Though I'm insanely tired, my heart is full of hope and I have much to rejoice in as I look back on the past few weeks. Our beloved friends Mark and Renae (and Linnea) came for Thanksgiving and Mark spent an entire week helping me transform the Octagon property from looking like a war zone to the start of our place of refuge once again. He was able to "see" my vision and put into action the creation for future gardens, flood mitigation, rebuilt flagstone pathways, wildfire prevention measures, and general restoration of all the pieces of this special place which were destroyed by the floods. We were able to fill in some of our canyons, reroute water pathways to less devastating channels, move copious amounts of dirt to appropriate places, remove rocks, build 9 gabion walls to protect the house, build raised garden beds out of flood debris materials, rebuild our driveway, remove destroyed fencing from underneath 14 inches of dried mud, trim and remove trees that were broken or dying, uncover a large portion of our beautiful garden pathways, etc. Mark saw the canvas, helped me scrape off the old paint residue and helped me identify what colors to start with and where to place them. It is true that there are few gifts greater than that of a brother, but even greater the gift of a brother who makes the stuff of living the day-to-day, the sweat, blood, tears of hard work sweet and rewarding again. I think having Mark and Renae here was truly the second wind that none of us knew we needed desperately.

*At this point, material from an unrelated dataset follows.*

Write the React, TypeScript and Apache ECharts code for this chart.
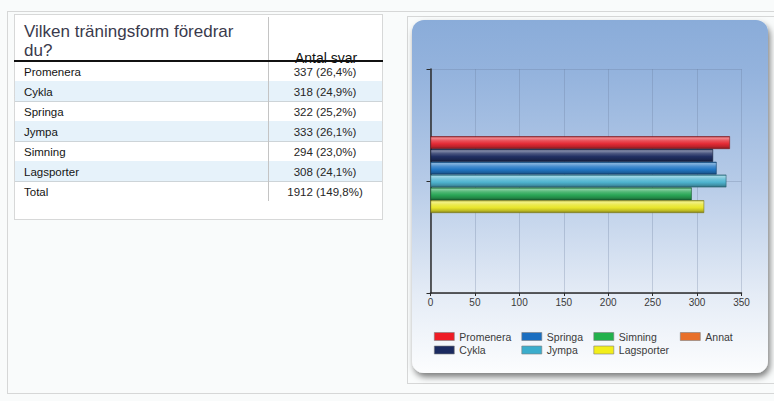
import React, { useEffect, useRef } from "react";
import * as echarts from "echarts";

// ---------- data ----------
const questionLines = ["Vilken träningsform föredrar", "du?"];
const columnHeader = "Antal svar";
const rowNames = ["Promenera", "Cykla", "Springa", "Jympa", "Simning", "Lagsporter"];
const rowCounts = [337, 318, 322, 333, 294, 308];
const rowPercents = ["26,4%", "24,9%", "25,2%", "26,1%", "23,0%", "24,1%"];
const totalName = "Total";
const totalCount = 1912;
const totalPercent = "149,8%";

const seriesNames = ["Promenera", "Cykla", "Springa", "Jympa", "Simning", "Lagsporter", "Annat"];
const seriesValues: (number | null)[] = [337, 318, 322, 333, 294, 308, null];
const seriesColors = ["#e42a35", "#213063", "#2277c4", "#4fb4cf", "#2aa757", "#e8e52a", "#e8702a"];
const legendColors = ["#ee1c25", "#1b2a60", "#1a6ec0", "#3badcc", "#22b14c", "#f2ee1a", "#e8702a"];
const xMin = 0;
const xMax = 350;
const xInterval = 50;

const FONT = "'Liberation Sans', Arial, sans-serif";

function mix(hex: string, target: string, t: number) {
  const p = (h: string) => [1, 3, 5].map((i) => parseInt(h.slice(i, i + 2), 16));
  const a = p(hex);
  const b = p(target);
  const c = a.map((v, i) => Math.round(v + (b[i] - v) * t));
  return "rgb(" + c.join(",") + ")";
}

function glossy(c: string) {
  return new echarts.graphic.LinearGradient(0, 0, 0, 1, [
    { offset: 0, color: mix(c, "#000000", 0.3) },
    { offset: 0.12, color: mix(c, "#ffffff", 0.45) },
    { offset: 0.35, color: mix(c, "#ffffff", 0.18) },
    { offset: 0.6, color: c },
    { offset: 0.85, color: mix(c, "#000000", 0.2) },
    { offset: 1, color: mix(c, "#000000", 0.45) },
  ]);
}

export default function App() {
  const ref = useRef<HTMLDivElement>(null);

  useEffect(() => {
    if (!ref.current) return;
    const chart = echarts.init(ref.current, undefined, { renderer: "svg" });

    const dotted = { stroke: "#b2b2b2", lineDash: [1, 1], lineWidth: 1 };

    // table graphics
    const tableTop = 61;
    const rowH = 20;
    const tableChildren: any[] = [];
    const allNames = [...rowNames, totalName];
    const allVals = [
      ...rowCounts.map((c, i) => `${c} (${rowPercents[i]})`),
      `${totalCount} (${totalPercent})`,
    ];
    allNames.forEach((name, i) => {
      const y0 = tableTop + i * rowH;
      if (i % 2 === 1) {
        tableChildren.push({
          type: "rect",
          shape: { x: 15, y: y0, width: 367, height: rowH },
          style: { fill: "#e6f2fa" },
        });
      }
      if (i < allNames.length - 1) {
        tableChildren.push({
          type: "line",
          shape: { x1: 15, y1: y0 + rowH + 0.5, x2: 382, y2: y0 + rowH + 0.5 },
          style: { stroke: "#cdd4d8", lineWidth: 1 },
        });
      }
      tableChildren.push({
        type: "text",
        style: {
          x: 24,
          y: y0 + rowH / 2 + 0.5,
          text: name,
          fill: "#141414",
          font: `11.5px ${FONT}`,
          verticalAlign: "middle",
          align: "left",
        },
      });
      tableChildren.push({
        type: "text",
        style: {
          x: 325,
          y: y0 + rowH / 2 + 0.5,
          text: allVals[i],
          fill: "#262626",
          font: `11.5px ${FONT}`,
          verticalAlign: "middle",
          align: "center",
        },
      });
    });
    tableChildren.push({
      type: "line",
      shape: { x1: 268.5, y1: 17, x2: 268.5, y2: 201 },
      style: { stroke: "#c4c4c4", lineWidth: 1 },
    });
    tableChildren.push({
      type: "text",
      style: {
        x: 24,
        y: 39.5,
        text: questionLines[0],
        fill: "#3a3a4c",
        font: `17px ${FONT}`,
        verticalAlign: "bottom",
      },
    });
    tableChildren.push({
      type: "text",
      style: {
        x: 24,
        y: 58.5,
        text: questionLines[1],
        fill: "#3a3a4c",
        font: `17px ${FONT}`,
        verticalAlign: "bottom",
      },
    });
    tableChildren.push({
      type: "text",
      style: {
        x: 326,
        y: 65,
        text: columnHeader,
        fill: "#111111",
        font: `14px ${FONT}`,
        verticalAlign: "bottom",
        align: "center",
      },
    });
    tableChildren.push({
      type: "line",
      shape: { x1: 14, y1: 61, x2: 383, y2: 61 },
      style: { stroke: "#111111", lineWidth: 2 },
    });

    // legend positions (column-major, 2 rows)
    const colLeft = [434, 521.5, 593.5, 680];
    const rowTop = [331, 344.5];
    const legends = seriesNames.map((name, i) => ({
      left: colLeft[Math.floor(i / 2)],
      top: rowTop[i % 2],
      padding: 0,
      itemWidth: 20,
      itemHeight: 8,
      icon: "rect",
      selectedMode: false,
      data: [
        {
          name,
          itemStyle: { color: legendColors[i], borderColor: "#7d7d7d", borderWidth: 0.6 },
        },
      ],
      textStyle: { fontSize: 10.5, color: "#3a3a3a", fontFamily: FONT },
    }));

    chart.setOption({
      animation: false,
      backgroundColor: "#f9fbfb",
      graphic: [
        {
          type: "rect",
          z: -10,
          shape: { x: 7.5, y: 11.5, width: 790, height: 382 },
          style: { fill: "none", ...dotted },
        },
        {
          type: "rect",
          z: -9,
          shape: { x: 14.5, y: 14.5, width: 368, height: 205 },
          style: { fill: "#ffffff", ...dotted },
        },
        {
          type: "rect",
          z: -9,
          shape: { x: 407.5, y: 16.5, width: 390, height: 367 },
          style: { fill: "none", ...dotted },
        },
        {
          type: "rect",
          z: -8,
          shape: { x: 412, y: 20, width: 356, height: 353, r: 12 },
          style: {
            fill: new echarts.graphic.LinearGradient(0, 0, 0, 1, [
              { offset: 0, color: "#8aacd9" },
              { offset: 0.15, color: "#94b3dd" },
              { offset: 0.45, color: "#b5cae7" },
              { offset: 0.78, color: "#e5ecf6" },
              { offset: 1, color: "#fcfdfe" },
            ]),
            shadowBlur: 6,
            shadowOffsetX: 2,
            shadowOffsetY: 4,
            shadowColor: "rgba(0,0,0,0.5)",
          },
        },
        { type: "group", z: -5, children: tableChildren },
      ],
      legend: legends,
      grid: { left: 430.5, right: 32.5, top: 69, bottom: 108, containLabel: false },
      xAxis: {
        type: "value",
        min: xMin,
        max: xMax,
        interval: xInterval,
        axisLine: { show: true, lineStyle: { color: "#2b2b2b", width: 1.5 } },
        axisTick: { show: true, length: 3, lineStyle: { color: "#2b2b2b" } },
        axisLabel: { fontSize: 10, color: "#3a3a3a", fontFamily: FONT, margin: 4 },
        splitLine: { show: true, lineStyle: { color: "rgba(100,120,150,0.28)", width: 1 } },
      },
      yAxis: [
        {
          type: "category",
          data: [""],
          position: "left",
          inverse: true,
          axisLine: { show: false },
          axisTick: { show: false },
          axisLabel: { show: false },
          splitLine: { show: false },
        },
        {
          type: "value",
          min: 0,
          max: 2,
          interval: 1,
          position: "left",
          axisLine: { show: true, lineStyle: { color: "#2b2b2b", width: 1.5 } },
          axisTick: { show: true, length: 4, lineStyle: { color: "#2b2b2b" } },
          axisLabel: { show: false },
          splitLine: { show: true, lineStyle: { color: "rgba(100,120,150,0.28)", width: 1 } },
        },
      ],
      series: seriesNames.map((name, i) => ({
        name,
        type: "bar",
        yAxisIndex: 0,
        data: [seriesValues[i]],
        barWidth: 12.8,
        barGap: "0%",
        itemStyle: {
          color: glossy(seriesColors[i]),
          borderColor: mix(seriesColors[i], "#000000", 0.45),
          borderWidth: 0.6,
        },
      })),
    });

    return () => chart.dispose();
  }, []);

  return (
    <div
      ref={ref}
      style={{ position: "absolute", left: 0, top: 0, width: 774, height: 401 }}
    />
  );
}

We also took a couple of days to not work. :-) They had never seen the Grand Canyon before so that was very special to share with each of them!
So, though sleep may all but elude me, I find my heart at peace and my eyes set to look forward. We must rise tomorrow and face whatever is required of us.
These pictures are wonderful. They record and will always reflect the miraculous transformation that has taken place there in the past 6 months. You always amaze me. I praise God for your determination, your stamina, and tenacious grip on the compelling visions that inspire all you do.